— BEGIN Source excerpt —
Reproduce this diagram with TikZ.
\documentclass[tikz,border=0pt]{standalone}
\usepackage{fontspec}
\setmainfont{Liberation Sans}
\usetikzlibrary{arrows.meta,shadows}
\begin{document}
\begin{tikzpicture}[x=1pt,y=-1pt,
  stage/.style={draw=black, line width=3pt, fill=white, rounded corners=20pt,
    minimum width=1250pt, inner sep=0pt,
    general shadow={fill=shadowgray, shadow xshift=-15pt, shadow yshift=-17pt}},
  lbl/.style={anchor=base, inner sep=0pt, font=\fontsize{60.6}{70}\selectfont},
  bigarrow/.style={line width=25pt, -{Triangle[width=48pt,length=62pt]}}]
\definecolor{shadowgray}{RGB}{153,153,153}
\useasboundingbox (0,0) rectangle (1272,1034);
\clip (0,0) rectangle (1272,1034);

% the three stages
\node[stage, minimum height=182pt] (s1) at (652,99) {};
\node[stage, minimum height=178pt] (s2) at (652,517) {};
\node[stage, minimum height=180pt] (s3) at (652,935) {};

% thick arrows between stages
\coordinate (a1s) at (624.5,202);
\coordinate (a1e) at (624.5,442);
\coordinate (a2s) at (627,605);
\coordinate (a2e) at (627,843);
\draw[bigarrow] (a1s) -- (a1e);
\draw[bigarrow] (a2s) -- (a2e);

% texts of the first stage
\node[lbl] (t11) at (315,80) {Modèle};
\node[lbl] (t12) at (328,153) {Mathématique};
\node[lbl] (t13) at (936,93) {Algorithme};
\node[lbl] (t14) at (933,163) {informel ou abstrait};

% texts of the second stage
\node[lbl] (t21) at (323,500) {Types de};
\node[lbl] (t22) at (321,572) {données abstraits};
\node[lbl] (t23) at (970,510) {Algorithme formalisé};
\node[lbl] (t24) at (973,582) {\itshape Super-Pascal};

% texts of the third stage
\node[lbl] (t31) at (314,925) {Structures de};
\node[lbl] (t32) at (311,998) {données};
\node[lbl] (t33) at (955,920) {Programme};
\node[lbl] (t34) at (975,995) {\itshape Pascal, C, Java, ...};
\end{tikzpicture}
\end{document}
— END Source excerpt —
■ What the task asks
Quote the data above verbatim from its first line to the line that includes "(t24) at (973,582)", with both boundary lines retained.

■ Full output
Reproduce this diagram with TikZ.
\documentclass[tikz,border=0pt]{standalone}
\usepackage{fontspec}
\setmainfont{Liberation Sans}
\usetikzlibrary{arrows.meta,shadows}
\begin{document}
\begin{tikzpicture}[x=1pt,y=-1pt,
  stage/.style={draw=black, line width=3pt, fill=white, rounded corners=20pt,
    minimum width=1250pt, inner sep=0pt,
    general shadow={fill=shadowgray, shadow xshift=-15pt, shadow yshift=-17pt}},
  lbl/.style={anchor=base, inner sep=0pt, font=\fontsize{60.6}{70}\selectfont},
  bigarrow/.style={line width=25pt, -{Triangle[width=48pt,length=62pt]}}]
\definecolor{shadowgray}{RGB}{153,153,153}
\useasboundingbox (0,0) rectangle (1272,1034);
\clip (0,0) rectangle (1272,1034);

% the three stages
\node[stage, minimum height=182pt] (s1) at (652,99) {};
\node[stage, minimum height=178pt] (s2) at (652,517) {};
\node[stage, minimum height=180pt] (s3) at (652,935) {};

% thick arrows between stages
\coordinate (a1s) at (624.5,202);
\coordinate (a1e) at (624.5,442);
\coordinate (a2s) at (627,605);
\coordinate (a2e) at (627,843);
\draw[bigarrow] (a1s) -- (a1e);
\draw[bigarrow] (a2s) -- (a2e);

% texts of the first stage
\node[lbl] (t11) at (315,80) {Modèle};
\node[lbl] (t12) at (328,153) {Mathématique};
\node[lbl] (t13) at (936,93) {Algorithme};
\node[lbl] (t14) at (933,163) {informel ou abstrait};

% texts of the second stage
\node[lbl] (t21) at (323,500) {Types de};
\node[lbl] (t22) at (321,572) {données abstraits};
\node[lbl] (t23) at (970,510) {Algorithme formalisé};
\node[lbl] (t24) at (973,582) {\itshape Super-Pascal};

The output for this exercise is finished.